* Begin SOURCE DATA *

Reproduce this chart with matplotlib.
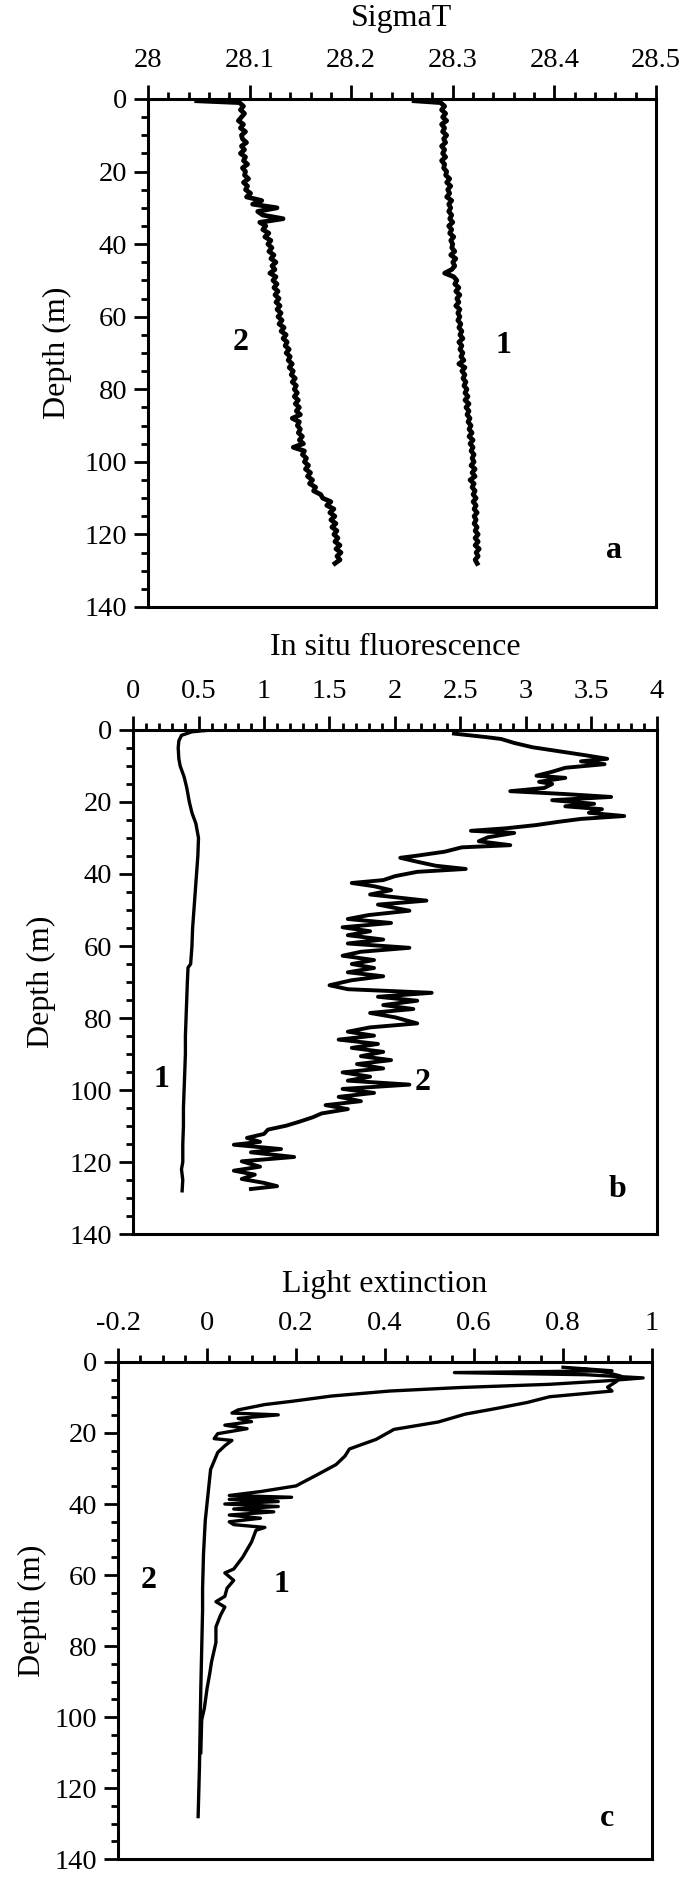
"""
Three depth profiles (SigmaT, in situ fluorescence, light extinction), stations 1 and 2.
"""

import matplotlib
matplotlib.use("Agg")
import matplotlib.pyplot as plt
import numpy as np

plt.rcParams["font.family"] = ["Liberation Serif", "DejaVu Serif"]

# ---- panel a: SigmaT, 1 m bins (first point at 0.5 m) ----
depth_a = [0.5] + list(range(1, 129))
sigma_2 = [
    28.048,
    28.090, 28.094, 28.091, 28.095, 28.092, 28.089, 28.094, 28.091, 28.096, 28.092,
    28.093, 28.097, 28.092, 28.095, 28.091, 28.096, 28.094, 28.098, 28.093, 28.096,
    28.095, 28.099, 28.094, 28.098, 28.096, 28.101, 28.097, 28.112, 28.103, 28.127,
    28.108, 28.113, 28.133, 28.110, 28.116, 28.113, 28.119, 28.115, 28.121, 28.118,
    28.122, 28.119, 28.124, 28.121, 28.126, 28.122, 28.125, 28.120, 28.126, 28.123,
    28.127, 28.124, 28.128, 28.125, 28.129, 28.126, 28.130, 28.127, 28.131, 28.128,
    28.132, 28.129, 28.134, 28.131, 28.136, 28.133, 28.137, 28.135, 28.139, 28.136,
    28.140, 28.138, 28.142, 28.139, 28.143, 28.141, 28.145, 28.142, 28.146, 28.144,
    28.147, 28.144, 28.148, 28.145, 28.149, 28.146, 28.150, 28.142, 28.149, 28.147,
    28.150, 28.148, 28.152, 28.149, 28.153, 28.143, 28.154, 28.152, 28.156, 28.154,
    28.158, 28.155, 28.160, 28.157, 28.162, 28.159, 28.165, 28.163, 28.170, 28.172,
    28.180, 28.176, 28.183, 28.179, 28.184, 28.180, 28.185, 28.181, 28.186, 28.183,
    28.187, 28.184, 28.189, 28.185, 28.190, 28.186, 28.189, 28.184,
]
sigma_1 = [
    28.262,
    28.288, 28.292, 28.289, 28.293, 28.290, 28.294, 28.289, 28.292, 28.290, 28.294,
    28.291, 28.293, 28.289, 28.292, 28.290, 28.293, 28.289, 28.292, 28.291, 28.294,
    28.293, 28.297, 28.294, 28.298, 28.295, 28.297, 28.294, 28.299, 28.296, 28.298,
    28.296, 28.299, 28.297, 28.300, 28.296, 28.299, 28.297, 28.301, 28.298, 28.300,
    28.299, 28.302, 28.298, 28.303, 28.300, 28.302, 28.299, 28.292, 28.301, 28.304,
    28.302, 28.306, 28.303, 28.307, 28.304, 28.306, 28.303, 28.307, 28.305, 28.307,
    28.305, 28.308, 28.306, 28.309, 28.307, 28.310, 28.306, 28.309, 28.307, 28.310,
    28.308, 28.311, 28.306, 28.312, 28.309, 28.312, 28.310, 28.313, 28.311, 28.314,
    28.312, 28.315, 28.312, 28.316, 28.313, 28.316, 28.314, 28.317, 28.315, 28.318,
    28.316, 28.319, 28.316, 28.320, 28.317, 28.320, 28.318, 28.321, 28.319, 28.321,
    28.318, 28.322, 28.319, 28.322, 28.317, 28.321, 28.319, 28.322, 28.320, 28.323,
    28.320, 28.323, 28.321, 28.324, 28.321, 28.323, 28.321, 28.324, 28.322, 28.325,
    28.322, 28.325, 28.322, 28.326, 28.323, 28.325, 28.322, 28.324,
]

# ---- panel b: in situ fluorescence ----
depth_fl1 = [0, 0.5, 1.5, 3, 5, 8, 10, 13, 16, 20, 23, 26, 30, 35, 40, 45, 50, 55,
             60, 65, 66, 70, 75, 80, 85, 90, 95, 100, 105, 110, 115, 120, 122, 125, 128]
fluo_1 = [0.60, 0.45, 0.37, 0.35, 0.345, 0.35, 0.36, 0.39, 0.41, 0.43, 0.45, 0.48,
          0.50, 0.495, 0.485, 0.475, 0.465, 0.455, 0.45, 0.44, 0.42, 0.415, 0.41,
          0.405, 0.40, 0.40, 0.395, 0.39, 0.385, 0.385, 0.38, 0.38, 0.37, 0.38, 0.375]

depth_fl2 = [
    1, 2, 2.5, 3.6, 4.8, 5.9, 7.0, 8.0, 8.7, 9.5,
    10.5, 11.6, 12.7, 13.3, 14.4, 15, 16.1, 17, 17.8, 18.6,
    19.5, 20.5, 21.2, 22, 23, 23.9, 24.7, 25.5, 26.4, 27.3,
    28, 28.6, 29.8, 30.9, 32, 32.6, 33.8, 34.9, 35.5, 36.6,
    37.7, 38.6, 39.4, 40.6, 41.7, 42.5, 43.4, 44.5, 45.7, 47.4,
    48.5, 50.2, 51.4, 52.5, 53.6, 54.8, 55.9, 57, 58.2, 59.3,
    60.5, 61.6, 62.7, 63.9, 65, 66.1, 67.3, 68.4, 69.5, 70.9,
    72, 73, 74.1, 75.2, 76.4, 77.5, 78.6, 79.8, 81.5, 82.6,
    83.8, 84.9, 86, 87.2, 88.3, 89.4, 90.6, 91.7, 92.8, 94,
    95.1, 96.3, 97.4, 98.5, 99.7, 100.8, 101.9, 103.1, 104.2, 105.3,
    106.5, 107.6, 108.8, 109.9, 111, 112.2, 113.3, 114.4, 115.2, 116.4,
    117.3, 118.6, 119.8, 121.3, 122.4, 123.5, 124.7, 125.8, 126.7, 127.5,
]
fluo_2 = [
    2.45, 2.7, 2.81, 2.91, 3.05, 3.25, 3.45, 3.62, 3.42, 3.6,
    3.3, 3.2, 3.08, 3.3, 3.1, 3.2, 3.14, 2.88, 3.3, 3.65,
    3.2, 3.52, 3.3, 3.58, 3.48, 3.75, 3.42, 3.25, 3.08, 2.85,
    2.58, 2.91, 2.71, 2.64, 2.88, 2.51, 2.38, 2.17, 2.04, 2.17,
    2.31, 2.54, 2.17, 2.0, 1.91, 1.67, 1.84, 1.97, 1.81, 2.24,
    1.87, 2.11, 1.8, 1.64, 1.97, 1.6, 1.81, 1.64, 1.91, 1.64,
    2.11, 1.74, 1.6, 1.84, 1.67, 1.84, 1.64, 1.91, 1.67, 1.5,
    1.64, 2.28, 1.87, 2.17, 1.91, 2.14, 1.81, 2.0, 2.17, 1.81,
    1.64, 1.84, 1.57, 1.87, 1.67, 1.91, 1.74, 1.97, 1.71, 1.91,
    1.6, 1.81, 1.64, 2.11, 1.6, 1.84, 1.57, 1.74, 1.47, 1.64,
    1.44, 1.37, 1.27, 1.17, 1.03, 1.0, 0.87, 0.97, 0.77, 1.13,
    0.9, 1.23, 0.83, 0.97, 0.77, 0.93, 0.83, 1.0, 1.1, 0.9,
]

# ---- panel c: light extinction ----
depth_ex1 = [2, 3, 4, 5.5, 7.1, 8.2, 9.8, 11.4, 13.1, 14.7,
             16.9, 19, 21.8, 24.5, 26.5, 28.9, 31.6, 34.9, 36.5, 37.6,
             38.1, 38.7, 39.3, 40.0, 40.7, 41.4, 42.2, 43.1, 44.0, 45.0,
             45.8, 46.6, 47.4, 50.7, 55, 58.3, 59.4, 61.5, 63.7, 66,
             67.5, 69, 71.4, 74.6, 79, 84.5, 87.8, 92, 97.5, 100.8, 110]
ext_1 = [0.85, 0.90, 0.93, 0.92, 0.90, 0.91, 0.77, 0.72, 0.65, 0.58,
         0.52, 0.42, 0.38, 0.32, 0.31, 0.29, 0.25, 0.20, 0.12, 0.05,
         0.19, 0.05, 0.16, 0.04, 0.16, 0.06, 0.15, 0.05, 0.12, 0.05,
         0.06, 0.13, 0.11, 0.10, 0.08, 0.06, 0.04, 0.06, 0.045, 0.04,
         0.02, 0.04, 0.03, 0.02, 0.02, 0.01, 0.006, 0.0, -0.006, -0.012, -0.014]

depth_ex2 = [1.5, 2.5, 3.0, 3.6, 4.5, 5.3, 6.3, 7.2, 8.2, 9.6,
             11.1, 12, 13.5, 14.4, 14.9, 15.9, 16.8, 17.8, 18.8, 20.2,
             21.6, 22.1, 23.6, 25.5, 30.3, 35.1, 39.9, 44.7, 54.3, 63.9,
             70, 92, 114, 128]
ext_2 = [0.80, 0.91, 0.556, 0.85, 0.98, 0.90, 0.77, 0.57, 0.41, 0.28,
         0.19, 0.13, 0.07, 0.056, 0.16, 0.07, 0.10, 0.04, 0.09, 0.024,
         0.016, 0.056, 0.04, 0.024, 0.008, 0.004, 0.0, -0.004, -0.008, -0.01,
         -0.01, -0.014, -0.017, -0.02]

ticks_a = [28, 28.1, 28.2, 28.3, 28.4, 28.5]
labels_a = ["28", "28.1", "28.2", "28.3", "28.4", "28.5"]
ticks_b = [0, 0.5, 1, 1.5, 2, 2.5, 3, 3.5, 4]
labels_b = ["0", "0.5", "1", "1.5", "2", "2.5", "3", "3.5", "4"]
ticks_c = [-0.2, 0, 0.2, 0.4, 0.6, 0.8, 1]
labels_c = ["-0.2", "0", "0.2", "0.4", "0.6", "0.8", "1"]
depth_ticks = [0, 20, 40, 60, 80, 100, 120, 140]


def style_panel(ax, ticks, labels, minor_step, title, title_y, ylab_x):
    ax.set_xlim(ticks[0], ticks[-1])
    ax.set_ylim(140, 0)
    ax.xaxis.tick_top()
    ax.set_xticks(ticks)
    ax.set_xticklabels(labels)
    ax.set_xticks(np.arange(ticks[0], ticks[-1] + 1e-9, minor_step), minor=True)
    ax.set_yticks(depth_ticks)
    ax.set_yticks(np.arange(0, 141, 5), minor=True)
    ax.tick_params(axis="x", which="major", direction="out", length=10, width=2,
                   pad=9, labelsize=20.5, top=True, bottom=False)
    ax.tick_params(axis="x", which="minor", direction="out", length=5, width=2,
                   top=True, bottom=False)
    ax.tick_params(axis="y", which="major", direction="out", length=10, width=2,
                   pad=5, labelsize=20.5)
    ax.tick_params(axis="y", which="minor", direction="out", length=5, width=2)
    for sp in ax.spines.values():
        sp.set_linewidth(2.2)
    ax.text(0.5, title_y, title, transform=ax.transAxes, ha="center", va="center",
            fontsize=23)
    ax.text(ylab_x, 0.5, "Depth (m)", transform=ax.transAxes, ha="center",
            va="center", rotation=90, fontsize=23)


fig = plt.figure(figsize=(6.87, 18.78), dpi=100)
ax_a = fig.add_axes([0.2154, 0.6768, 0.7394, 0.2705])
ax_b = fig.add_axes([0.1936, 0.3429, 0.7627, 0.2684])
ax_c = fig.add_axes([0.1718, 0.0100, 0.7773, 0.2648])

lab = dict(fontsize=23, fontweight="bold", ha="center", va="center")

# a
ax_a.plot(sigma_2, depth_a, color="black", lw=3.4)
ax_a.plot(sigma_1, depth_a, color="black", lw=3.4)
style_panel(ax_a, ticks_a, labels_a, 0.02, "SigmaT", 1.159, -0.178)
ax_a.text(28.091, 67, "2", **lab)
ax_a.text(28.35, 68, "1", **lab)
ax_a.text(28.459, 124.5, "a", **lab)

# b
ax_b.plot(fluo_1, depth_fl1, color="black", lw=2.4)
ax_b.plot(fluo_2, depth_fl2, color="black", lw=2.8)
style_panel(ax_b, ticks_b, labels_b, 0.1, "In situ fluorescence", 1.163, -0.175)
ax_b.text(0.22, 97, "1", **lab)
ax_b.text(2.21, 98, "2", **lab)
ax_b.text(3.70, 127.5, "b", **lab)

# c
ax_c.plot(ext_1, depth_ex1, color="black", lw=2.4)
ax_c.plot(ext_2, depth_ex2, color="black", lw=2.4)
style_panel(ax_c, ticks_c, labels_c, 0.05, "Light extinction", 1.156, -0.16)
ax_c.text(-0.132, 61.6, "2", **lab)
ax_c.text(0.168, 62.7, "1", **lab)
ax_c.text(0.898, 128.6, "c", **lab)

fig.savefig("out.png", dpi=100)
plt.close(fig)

* End SOURCE DATA *
* Begin SOURCE DATA *

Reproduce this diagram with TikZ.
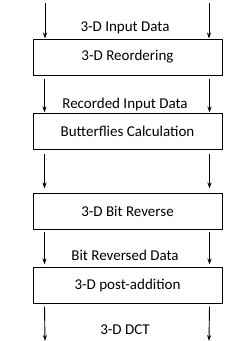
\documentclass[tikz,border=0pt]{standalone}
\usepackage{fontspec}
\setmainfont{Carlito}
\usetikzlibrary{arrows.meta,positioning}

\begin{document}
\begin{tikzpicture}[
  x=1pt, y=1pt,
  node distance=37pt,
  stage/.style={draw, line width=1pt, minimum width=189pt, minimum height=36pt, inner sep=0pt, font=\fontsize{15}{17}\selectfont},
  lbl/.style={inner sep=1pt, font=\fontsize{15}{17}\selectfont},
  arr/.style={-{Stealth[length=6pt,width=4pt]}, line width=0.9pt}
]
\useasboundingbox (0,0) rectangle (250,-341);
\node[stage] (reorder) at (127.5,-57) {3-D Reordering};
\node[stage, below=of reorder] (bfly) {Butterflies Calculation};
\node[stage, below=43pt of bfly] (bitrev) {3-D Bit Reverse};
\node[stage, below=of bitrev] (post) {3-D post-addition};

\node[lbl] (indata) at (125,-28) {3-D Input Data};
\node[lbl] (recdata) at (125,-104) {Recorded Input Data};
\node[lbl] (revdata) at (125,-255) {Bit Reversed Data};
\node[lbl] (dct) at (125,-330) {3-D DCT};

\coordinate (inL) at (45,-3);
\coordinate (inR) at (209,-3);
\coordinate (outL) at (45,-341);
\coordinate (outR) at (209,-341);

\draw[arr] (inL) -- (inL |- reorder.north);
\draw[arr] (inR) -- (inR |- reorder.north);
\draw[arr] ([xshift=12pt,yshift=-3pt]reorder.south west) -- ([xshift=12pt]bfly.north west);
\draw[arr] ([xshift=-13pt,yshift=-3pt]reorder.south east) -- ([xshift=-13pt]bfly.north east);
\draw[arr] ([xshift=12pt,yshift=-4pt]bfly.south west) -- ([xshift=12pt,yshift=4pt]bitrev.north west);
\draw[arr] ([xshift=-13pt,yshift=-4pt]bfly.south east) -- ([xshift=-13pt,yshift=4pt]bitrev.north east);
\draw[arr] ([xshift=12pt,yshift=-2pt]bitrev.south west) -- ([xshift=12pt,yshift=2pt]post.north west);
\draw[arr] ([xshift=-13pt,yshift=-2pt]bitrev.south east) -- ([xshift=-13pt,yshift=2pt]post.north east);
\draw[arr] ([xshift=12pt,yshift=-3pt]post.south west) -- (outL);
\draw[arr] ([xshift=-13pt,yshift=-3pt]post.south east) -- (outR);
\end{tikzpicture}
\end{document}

* End SOURCE DATA *

Reproduce the lines above starting at the one with "Reproduce this diagram with TikZ." and ending at the one with "(dct) at (125,-330)", both included, exactly and with no pictures.

Reproduce this diagram with TikZ.
\documentclass[tikz,border=0pt]{standalone}
\usepackage{fontspec}
\setmainfont{Carlito}
\usetikzlibrary{arrows.meta,positioning}

\begin{document}
\begin{tikzpicture}[
  x=1pt, y=1pt,
  node distance=37pt,
  stage/.style={draw, line width=1pt, minimum width=189pt, minimum height=36pt, inner sep=0pt, font=\fontsize{15}{17}\selectfont},
  lbl/.style={inner sep=1pt, font=\fontsize{15}{17}\selectfont},
  arr/.style={-{Stealth[length=6pt,width=4pt]}, line width=0.9pt}
]
\useasboundingbox (0,0) rectangle (250,-341);
\node[stage] (reorder) at (127.5,-57) {3-D Reordering};
\node[stage, below=of reorder] (bfly) {Butterflies Calculation};
\node[stage, below=43pt of bfly] (bitrev) {3-D Bit Reverse};
\node[stage, below=of bitrev] (post) {3-D post-addition};

\node[lbl] (indata) at (125,-28) {3-D Input Data};
\node[lbl] (recdata) at (125,-104) {Recorded Input Data};
\node[lbl] (revdata) at (125,-255) {Bit Reversed Data};
\node[lbl] (dct) at (125,-330) {3-D DCT};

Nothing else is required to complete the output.